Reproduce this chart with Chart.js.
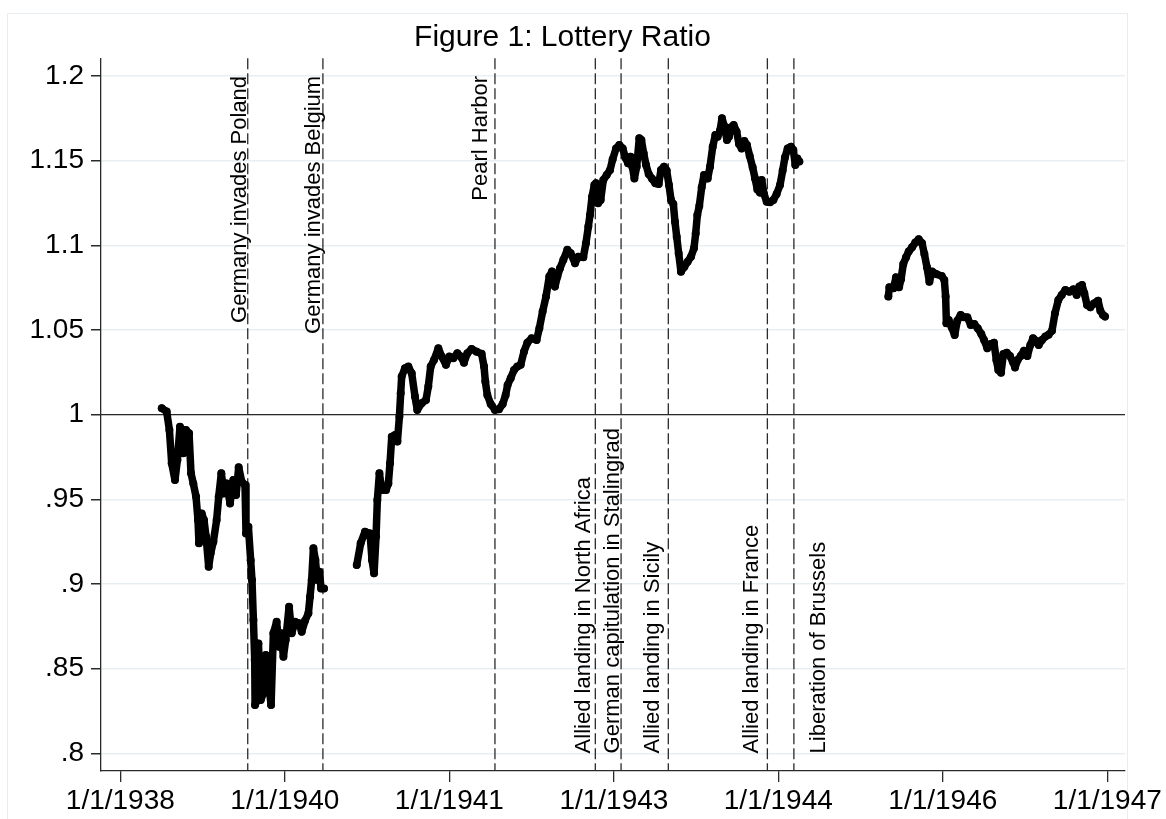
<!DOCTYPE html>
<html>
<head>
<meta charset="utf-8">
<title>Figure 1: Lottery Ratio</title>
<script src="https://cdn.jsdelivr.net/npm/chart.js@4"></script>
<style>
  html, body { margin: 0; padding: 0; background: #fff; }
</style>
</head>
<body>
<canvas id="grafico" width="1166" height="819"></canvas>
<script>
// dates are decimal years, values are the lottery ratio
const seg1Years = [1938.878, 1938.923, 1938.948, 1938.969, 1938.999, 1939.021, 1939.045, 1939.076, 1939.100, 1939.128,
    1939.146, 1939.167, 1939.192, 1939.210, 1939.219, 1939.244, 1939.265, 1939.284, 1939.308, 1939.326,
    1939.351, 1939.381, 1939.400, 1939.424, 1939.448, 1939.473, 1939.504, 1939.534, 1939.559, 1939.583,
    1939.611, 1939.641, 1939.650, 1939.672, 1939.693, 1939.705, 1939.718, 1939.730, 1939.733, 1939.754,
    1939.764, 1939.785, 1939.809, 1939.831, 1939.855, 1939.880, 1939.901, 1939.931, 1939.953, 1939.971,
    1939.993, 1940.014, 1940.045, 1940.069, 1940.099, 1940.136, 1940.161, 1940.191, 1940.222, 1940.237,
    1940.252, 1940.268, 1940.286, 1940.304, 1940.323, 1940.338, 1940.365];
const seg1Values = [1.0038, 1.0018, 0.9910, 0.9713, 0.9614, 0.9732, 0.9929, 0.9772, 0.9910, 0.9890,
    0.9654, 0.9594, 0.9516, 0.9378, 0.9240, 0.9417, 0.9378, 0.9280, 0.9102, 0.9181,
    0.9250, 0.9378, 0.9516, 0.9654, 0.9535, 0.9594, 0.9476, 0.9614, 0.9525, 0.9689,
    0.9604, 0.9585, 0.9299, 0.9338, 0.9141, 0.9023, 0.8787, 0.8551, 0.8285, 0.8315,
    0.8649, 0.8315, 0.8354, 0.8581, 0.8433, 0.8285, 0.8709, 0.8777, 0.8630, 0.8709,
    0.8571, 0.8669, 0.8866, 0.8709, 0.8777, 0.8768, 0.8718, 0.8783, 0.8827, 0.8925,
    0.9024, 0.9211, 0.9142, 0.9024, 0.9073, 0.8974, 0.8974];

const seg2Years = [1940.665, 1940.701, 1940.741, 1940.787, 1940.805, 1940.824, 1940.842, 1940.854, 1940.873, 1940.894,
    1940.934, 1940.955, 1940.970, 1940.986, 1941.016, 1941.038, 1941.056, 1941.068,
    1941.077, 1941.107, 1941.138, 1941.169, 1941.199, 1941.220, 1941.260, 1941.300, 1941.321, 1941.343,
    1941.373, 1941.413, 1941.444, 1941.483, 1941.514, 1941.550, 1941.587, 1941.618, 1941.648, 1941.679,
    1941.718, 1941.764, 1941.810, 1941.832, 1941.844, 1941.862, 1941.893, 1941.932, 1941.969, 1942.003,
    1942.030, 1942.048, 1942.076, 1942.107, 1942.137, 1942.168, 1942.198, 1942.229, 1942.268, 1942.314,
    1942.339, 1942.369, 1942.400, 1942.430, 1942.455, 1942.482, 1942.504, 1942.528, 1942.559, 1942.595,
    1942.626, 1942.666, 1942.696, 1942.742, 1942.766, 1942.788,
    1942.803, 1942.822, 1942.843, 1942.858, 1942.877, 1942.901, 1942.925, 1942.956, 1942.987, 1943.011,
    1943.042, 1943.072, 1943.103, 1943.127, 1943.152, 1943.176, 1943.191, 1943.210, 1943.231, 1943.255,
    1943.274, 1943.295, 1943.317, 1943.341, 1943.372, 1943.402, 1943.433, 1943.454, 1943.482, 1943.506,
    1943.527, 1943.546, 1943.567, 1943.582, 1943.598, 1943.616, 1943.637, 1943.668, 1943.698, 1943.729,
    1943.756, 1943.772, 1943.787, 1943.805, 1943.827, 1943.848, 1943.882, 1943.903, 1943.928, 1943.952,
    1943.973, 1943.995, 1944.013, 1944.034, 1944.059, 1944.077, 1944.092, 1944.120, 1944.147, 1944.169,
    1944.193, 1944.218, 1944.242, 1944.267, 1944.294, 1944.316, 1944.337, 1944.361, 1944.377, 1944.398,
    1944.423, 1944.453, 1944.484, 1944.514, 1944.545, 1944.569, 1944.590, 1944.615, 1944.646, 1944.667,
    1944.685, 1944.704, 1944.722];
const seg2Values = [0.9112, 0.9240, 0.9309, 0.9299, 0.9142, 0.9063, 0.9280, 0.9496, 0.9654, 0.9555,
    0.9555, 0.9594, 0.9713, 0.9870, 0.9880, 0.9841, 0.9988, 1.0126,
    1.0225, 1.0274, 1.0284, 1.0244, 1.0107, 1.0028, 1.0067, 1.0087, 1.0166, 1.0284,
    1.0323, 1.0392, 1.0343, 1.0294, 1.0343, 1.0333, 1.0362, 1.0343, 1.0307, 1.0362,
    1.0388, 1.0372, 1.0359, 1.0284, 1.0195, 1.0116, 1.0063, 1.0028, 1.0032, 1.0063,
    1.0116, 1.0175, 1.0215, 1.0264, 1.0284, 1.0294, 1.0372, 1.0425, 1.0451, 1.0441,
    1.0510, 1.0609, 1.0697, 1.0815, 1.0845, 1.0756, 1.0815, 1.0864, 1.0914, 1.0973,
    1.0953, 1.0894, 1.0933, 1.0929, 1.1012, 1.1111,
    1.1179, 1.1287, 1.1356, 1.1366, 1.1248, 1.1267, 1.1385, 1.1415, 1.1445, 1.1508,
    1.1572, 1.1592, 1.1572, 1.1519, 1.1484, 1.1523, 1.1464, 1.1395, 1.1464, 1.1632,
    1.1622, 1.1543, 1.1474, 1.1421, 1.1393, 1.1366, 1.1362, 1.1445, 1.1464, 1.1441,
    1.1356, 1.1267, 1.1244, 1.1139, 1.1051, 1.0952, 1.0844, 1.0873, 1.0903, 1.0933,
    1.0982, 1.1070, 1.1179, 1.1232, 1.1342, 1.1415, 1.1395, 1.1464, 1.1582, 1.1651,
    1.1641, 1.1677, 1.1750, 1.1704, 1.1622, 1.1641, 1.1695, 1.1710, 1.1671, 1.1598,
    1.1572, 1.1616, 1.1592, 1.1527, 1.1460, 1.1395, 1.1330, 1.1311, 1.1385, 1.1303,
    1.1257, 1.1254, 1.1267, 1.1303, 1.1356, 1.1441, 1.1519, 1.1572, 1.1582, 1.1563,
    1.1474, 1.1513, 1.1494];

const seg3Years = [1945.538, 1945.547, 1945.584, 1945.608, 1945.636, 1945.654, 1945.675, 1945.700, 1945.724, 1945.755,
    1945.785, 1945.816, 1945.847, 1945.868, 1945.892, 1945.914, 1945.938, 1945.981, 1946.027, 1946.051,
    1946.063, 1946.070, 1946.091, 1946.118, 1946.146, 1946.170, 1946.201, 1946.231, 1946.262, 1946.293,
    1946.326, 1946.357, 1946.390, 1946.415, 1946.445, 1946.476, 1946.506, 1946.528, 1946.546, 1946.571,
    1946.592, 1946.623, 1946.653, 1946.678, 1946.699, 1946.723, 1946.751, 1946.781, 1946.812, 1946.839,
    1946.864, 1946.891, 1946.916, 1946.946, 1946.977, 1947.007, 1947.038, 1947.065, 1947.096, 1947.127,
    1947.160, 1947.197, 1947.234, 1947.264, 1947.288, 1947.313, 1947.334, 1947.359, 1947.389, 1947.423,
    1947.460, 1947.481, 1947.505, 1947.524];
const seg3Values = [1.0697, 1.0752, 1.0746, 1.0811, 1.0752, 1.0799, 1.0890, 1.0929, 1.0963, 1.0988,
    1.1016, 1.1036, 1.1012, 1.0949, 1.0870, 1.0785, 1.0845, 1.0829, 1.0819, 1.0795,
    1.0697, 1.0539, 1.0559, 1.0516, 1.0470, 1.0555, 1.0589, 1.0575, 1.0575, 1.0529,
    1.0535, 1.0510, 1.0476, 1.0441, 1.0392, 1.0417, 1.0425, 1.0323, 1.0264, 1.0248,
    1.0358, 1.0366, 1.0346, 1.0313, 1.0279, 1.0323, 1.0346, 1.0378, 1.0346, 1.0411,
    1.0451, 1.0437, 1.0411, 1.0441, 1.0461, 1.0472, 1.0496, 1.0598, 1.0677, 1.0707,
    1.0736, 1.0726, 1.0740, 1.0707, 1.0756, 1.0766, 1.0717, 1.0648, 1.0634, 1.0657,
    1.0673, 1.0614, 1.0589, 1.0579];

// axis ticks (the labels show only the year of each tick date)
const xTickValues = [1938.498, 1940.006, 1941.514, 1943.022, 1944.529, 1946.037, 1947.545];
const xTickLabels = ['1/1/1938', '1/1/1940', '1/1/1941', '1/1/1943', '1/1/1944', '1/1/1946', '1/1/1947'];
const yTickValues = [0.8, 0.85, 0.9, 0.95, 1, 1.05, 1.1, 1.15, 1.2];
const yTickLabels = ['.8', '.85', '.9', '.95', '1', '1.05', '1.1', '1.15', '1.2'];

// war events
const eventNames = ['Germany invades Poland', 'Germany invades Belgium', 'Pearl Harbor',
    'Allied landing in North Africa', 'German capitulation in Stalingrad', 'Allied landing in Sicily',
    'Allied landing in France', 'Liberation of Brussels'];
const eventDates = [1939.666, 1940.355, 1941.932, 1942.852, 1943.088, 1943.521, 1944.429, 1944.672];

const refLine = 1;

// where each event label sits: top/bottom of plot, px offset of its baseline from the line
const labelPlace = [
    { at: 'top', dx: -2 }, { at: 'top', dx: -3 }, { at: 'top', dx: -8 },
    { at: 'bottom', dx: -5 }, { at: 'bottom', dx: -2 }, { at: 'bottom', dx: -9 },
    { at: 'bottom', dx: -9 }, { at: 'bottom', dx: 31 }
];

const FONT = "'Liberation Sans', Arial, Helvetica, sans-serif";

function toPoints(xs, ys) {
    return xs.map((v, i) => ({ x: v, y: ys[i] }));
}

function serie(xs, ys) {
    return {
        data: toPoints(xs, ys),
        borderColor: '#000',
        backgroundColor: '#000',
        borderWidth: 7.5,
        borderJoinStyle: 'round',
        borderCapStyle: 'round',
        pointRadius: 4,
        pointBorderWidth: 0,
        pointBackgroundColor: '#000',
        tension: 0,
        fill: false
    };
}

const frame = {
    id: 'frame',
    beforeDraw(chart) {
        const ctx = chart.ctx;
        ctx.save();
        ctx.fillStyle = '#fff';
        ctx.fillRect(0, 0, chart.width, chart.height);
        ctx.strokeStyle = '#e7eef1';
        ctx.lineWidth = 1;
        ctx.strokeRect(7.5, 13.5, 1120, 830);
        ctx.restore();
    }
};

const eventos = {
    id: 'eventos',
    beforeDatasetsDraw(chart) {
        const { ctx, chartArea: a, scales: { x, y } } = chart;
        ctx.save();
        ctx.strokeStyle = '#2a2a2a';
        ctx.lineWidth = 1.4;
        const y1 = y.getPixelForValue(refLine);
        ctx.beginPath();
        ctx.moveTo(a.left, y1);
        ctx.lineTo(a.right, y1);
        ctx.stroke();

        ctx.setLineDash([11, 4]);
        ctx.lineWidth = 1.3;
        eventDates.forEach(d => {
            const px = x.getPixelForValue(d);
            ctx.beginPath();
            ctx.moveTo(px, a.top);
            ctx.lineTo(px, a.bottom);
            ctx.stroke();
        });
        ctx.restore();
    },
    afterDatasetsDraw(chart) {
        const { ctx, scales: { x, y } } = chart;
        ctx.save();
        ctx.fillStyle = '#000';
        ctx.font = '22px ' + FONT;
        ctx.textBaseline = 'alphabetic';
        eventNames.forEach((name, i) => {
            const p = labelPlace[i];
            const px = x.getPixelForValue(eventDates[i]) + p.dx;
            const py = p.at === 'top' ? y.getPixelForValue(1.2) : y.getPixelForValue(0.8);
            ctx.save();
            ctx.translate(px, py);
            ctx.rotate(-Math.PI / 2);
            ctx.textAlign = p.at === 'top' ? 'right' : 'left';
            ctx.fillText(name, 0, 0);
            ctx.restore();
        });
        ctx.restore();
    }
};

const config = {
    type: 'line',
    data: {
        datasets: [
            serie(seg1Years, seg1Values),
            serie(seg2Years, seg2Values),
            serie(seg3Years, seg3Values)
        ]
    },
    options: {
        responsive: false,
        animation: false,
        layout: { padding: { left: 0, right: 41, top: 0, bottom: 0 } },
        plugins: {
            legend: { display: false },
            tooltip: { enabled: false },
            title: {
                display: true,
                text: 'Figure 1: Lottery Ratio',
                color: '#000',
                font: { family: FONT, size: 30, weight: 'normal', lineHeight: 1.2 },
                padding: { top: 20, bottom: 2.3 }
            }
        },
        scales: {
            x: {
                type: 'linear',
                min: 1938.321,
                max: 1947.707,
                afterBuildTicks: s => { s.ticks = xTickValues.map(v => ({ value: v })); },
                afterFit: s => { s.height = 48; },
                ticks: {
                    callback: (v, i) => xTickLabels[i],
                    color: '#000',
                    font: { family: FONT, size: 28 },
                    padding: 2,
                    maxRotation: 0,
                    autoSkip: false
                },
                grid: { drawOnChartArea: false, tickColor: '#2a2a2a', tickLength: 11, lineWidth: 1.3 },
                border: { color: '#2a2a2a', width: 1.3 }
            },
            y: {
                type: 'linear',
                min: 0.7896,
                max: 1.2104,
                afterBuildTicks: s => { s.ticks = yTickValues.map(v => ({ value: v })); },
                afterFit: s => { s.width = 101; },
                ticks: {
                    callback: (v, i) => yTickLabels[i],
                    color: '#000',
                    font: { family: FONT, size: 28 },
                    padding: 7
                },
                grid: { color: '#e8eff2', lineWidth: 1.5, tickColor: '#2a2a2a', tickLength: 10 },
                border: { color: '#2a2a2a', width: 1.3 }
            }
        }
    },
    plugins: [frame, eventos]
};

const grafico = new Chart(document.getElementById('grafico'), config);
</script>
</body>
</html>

------------------------------------

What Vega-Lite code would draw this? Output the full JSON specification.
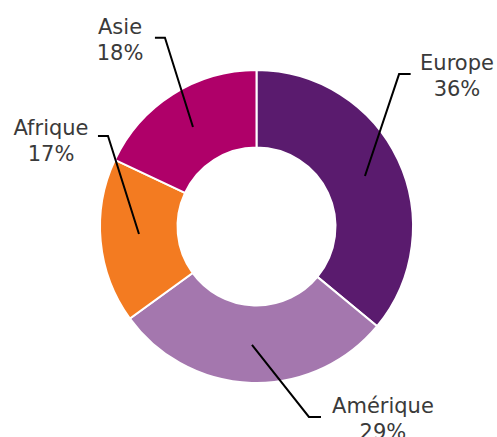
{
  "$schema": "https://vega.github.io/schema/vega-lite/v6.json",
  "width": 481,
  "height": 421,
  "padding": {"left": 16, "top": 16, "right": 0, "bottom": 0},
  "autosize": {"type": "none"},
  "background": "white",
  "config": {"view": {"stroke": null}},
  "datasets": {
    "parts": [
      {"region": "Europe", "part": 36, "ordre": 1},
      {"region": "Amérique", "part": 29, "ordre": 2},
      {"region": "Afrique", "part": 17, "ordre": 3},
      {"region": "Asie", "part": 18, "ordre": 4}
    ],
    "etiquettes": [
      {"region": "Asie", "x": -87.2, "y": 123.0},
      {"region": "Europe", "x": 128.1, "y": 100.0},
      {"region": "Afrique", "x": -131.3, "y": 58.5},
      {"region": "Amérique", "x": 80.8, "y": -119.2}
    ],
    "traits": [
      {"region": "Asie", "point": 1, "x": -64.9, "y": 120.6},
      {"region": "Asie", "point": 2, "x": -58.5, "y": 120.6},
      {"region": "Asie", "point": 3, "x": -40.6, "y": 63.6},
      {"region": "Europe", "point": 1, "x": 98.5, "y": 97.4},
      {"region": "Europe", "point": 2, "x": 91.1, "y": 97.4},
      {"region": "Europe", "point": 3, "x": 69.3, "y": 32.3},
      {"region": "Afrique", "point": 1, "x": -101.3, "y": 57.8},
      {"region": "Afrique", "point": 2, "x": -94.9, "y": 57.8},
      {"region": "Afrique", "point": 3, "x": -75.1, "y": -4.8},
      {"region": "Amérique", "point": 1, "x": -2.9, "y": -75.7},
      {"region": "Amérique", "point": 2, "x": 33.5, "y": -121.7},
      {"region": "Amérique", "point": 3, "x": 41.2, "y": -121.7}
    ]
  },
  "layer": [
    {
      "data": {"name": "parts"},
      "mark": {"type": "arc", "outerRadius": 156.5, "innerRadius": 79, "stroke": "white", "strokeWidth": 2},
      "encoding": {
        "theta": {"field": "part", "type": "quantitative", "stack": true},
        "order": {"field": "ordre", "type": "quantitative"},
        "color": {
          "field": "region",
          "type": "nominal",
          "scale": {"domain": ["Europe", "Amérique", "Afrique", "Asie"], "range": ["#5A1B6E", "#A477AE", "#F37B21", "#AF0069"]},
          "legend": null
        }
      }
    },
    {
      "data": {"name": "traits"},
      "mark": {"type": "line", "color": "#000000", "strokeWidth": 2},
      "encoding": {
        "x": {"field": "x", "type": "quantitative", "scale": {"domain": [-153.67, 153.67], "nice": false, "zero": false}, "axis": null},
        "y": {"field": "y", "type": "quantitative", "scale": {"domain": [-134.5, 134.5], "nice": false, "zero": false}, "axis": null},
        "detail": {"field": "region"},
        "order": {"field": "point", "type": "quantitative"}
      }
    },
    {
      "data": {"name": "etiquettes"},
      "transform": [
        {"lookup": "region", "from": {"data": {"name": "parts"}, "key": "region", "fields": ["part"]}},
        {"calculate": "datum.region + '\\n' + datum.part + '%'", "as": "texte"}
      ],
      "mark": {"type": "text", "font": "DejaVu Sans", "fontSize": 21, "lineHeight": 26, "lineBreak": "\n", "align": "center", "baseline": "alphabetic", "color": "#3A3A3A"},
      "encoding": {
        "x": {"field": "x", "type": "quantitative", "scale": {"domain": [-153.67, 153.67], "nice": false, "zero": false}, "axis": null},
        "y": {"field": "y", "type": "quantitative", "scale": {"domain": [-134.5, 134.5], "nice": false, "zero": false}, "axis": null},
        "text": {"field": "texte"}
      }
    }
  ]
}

------------------------------------

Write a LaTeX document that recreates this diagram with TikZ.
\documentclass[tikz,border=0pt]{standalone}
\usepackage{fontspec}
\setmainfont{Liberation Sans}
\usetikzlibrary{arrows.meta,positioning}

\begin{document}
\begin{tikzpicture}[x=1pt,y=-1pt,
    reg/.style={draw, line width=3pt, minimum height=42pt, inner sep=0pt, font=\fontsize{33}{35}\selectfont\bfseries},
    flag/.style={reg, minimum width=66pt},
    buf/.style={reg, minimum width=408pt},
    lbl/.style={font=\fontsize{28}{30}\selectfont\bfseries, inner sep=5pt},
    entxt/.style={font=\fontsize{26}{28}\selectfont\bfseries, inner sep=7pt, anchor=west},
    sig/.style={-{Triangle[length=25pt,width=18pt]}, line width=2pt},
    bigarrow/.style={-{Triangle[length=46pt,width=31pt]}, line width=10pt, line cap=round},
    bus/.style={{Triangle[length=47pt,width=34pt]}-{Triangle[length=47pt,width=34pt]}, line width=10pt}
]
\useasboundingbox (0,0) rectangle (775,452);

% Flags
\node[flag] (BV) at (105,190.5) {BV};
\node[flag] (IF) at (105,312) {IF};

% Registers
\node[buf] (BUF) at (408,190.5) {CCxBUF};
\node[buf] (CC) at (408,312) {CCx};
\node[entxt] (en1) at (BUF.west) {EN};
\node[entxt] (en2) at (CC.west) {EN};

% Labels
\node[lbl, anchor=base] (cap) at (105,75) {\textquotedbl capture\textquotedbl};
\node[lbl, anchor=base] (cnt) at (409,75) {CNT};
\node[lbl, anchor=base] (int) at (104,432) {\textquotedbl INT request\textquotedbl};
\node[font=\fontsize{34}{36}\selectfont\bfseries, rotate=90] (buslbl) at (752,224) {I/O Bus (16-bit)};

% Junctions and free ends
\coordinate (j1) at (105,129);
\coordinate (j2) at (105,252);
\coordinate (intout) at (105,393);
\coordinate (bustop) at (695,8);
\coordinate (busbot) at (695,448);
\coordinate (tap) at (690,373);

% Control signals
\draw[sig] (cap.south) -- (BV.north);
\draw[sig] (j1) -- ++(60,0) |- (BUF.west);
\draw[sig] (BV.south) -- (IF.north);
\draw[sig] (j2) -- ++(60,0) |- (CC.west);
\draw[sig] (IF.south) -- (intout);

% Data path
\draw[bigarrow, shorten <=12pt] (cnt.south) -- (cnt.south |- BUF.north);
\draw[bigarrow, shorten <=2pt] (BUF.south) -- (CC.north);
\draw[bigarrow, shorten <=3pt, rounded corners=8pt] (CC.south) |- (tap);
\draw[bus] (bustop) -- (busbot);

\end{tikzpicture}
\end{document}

------------------------------------

### Goal
Nothing outside the span should appear: copy exactly from the line with "Write a LaTeX" through the line with "(IF.south) -- (intout);".

### Solution to the exercise
Write a LaTeX document that recreates this diagram with TikZ.
\documentclass[tikz,border=0pt]{standalone}
\usepackage{fontspec}
\setmainfont{Liberation Sans}
\usetikzlibrary{arrows.meta,positioning}

\begin{document}
\begin{tikzpicture}[x=1pt,y=-1pt,
    reg/.style={draw, line width=3pt, minimum height=42pt, inner sep=0pt, font=\fontsize{33}{35}\selectfont\bfseries},
    flag/.style={reg, minimum width=66pt},
    buf/.style={reg, minimum width=408pt},
    lbl/.style={font=\fontsize{28}{30}\selectfont\bfseries, inner sep=5pt},
    entxt/.style={font=\fontsize{26}{28}\selectfont\bfseries, inner sep=7pt, anchor=west},
    sig/.style={-{Triangle[length=25pt,width=18pt]}, line width=2pt},
    bigarrow/.style={-{Triangle[length=46pt,width=31pt]}, line width=10pt, line cap=round},
    bus/.style={{Triangle[length=47pt,width=34pt]}-{Triangle[length=47pt,width=34pt]}, line width=10pt}
]
\useasboundingbox (0,0) rectangle (775,452);

% Flags
\node[flag] (BV) at (105,190.5) {BV};
\node[flag] (IF) at (105,312) {IF};

% Registers
\node[buf] (BUF) at (408,190.5) {CCxBUF};
\node[buf] (CC) at (408,312) {CCx};
\node[entxt] (en1) at (BUF.west) {EN};
\node[entxt] (en2) at (CC.west) {EN};

% Labels
\node[lbl, anchor=base] (cap) at (105,75) {\textquotedbl capture\textquotedbl};
\node[lbl, anchor=base] (cnt) at (409,75) {CNT};
\node[lbl, anchor=base] (int) at (104,432) {\textquotedbl INT request\textquotedbl};
\node[font=\fontsize{34}{36}\selectfont\bfseries, rotate=90] (buslbl) at (752,224) {I/O Bus (16-bit)};

% Junctions and free ends
\coordinate (j1) at (105,129);
\coordinate (j2) at (105,252);
\coordinate (intout) at (105,393);
\coordinate (bustop) at (695,8);
\coordinate (busbot) at (695,448);
\coordinate (tap) at (690,373);

% Control signals
\draw[sig] (cap.south) -- (BV.north);
\draw[sig] (j1) -- ++(60,0) |- (BUF.west);
\draw[sig] (BV.south) -- (IF.north);
\draw[sig] (j2) -- ++(60,0) |- (CC.west);
\draw[sig] (IF.south) -- (intout);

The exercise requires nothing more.